_GIVEN INSTRUCTION_
Only the lines from the first one through the line with "(c4) at (475,209)" should be printed, exactly as they appear.

-- Start of COLLECTED DATA --

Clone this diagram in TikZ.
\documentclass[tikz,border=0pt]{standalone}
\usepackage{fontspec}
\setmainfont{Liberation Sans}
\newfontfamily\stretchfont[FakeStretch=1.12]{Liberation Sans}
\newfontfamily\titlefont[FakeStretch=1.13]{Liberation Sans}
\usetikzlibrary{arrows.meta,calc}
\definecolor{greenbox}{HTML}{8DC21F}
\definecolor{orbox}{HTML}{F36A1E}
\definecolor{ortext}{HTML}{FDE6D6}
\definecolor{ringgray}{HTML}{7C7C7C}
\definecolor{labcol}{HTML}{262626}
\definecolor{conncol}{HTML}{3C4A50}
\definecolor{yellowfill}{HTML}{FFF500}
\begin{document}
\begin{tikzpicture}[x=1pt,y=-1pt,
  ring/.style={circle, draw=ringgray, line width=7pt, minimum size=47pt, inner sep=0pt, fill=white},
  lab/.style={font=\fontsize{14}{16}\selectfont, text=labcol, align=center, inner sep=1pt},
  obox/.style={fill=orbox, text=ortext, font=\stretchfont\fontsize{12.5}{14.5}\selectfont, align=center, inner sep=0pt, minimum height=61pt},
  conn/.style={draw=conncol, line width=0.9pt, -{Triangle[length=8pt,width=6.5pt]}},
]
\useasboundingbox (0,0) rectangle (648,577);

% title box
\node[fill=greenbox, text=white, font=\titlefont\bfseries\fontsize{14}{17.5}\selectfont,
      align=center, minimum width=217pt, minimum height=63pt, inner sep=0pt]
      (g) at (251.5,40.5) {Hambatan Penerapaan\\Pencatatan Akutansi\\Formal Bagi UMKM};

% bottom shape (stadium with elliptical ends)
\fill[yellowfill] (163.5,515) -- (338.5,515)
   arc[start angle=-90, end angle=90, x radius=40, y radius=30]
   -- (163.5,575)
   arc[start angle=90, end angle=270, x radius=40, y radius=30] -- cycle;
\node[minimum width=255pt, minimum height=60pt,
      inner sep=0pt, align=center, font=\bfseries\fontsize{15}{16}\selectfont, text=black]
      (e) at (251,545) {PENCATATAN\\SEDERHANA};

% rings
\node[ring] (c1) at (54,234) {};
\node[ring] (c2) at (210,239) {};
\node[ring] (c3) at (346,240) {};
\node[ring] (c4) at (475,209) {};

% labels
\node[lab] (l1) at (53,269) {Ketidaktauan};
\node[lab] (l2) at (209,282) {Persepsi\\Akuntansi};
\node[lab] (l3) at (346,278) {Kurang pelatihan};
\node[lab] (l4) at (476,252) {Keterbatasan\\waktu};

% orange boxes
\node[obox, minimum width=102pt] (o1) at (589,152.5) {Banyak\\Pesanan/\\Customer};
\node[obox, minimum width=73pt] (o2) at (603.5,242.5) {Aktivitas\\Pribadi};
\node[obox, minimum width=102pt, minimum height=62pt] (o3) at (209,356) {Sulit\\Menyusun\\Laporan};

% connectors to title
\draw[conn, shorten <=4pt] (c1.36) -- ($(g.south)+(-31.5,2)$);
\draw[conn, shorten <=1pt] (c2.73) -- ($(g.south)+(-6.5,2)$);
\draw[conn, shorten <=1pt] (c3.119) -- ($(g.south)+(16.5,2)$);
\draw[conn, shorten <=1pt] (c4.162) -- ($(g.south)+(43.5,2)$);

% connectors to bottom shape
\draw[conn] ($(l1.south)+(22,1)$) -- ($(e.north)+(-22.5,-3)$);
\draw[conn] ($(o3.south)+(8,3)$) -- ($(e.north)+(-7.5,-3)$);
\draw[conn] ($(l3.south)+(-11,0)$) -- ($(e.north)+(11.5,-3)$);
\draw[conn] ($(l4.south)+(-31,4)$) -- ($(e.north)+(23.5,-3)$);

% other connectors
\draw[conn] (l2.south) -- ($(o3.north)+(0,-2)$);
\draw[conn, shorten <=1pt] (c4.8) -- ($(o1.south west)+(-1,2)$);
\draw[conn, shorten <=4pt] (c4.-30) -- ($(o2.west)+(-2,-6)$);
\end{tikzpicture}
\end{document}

-- End of COLLECTED DATA --

_CORRECT RESULT_
Clone this diagram in TikZ.
\documentclass[tikz,border=0pt]{standalone}
\usepackage{fontspec}
\setmainfont{Liberation Sans}
\newfontfamily\stretchfont[FakeStretch=1.12]{Liberation Sans}
\newfontfamily\titlefont[FakeStretch=1.13]{Liberation Sans}
\usetikzlibrary{arrows.meta,calc}
\definecolor{greenbox}{HTML}{8DC21F}
\definecolor{orbox}{HTML}{F36A1E}
\definecolor{ortext}{HTML}{FDE6D6}
\definecolor{ringgray}{HTML}{7C7C7C}
\definecolor{labcol}{HTML}{262626}
\definecolor{conncol}{HTML}{3C4A50}
\definecolor{yellowfill}{HTML}{FFF500}
\begin{document}
\begin{tikzpicture}[x=1pt,y=-1pt,
  ring/.style={circle, draw=ringgray, line width=7pt, minimum size=47pt, inner sep=0pt, fill=white},
  lab/.style={font=\fontsize{14}{16}\selectfont, text=labcol, align=center, inner sep=1pt},
  obox/.style={fill=orbox, text=ortext, font=\stretchfont\fontsize{12.5}{14.5}\selectfont, align=center, inner sep=0pt, minimum height=61pt},
  conn/.style={draw=conncol, line width=0.9pt, -{Triangle[length=8pt,width=6.5pt]}},
]
\useasboundingbox (0,0) rectangle (648,577);

% title box
\node[fill=greenbox, text=white, font=\titlefont\bfseries\fontsize{14}{17.5}\selectfont,
      align=center, minimum width=217pt, minimum height=63pt, inner sep=0pt]
      (g) at (251.5,40.5) {Hambatan Penerapaan\\Pencatatan Akutansi\\Formal Bagi UMKM};

% bottom shape (stadium with elliptical ends)
\fill[yellowfill] (163.5,515) -- (338.5,515)
   arc[start angle=-90, end angle=90, x radius=40, y radius=30]
   -- (163.5,575)
   arc[start angle=90, end angle=270, x radius=40, y radius=30] -- cycle;
\node[minimum width=255pt, minimum height=60pt,
      inner sep=0pt, align=center, font=\bfseries\fontsize{15}{16}\selectfont, text=black]
      (e) at (251,545) {PENCATATAN\\SEDERHANA};

% rings
\node[ring] (c1) at (54,234) {};
\node[ring] (c2) at (210,239) {};
\node[ring] (c3) at (346,240) {};
\node[ring] (c4) at (475,209) {};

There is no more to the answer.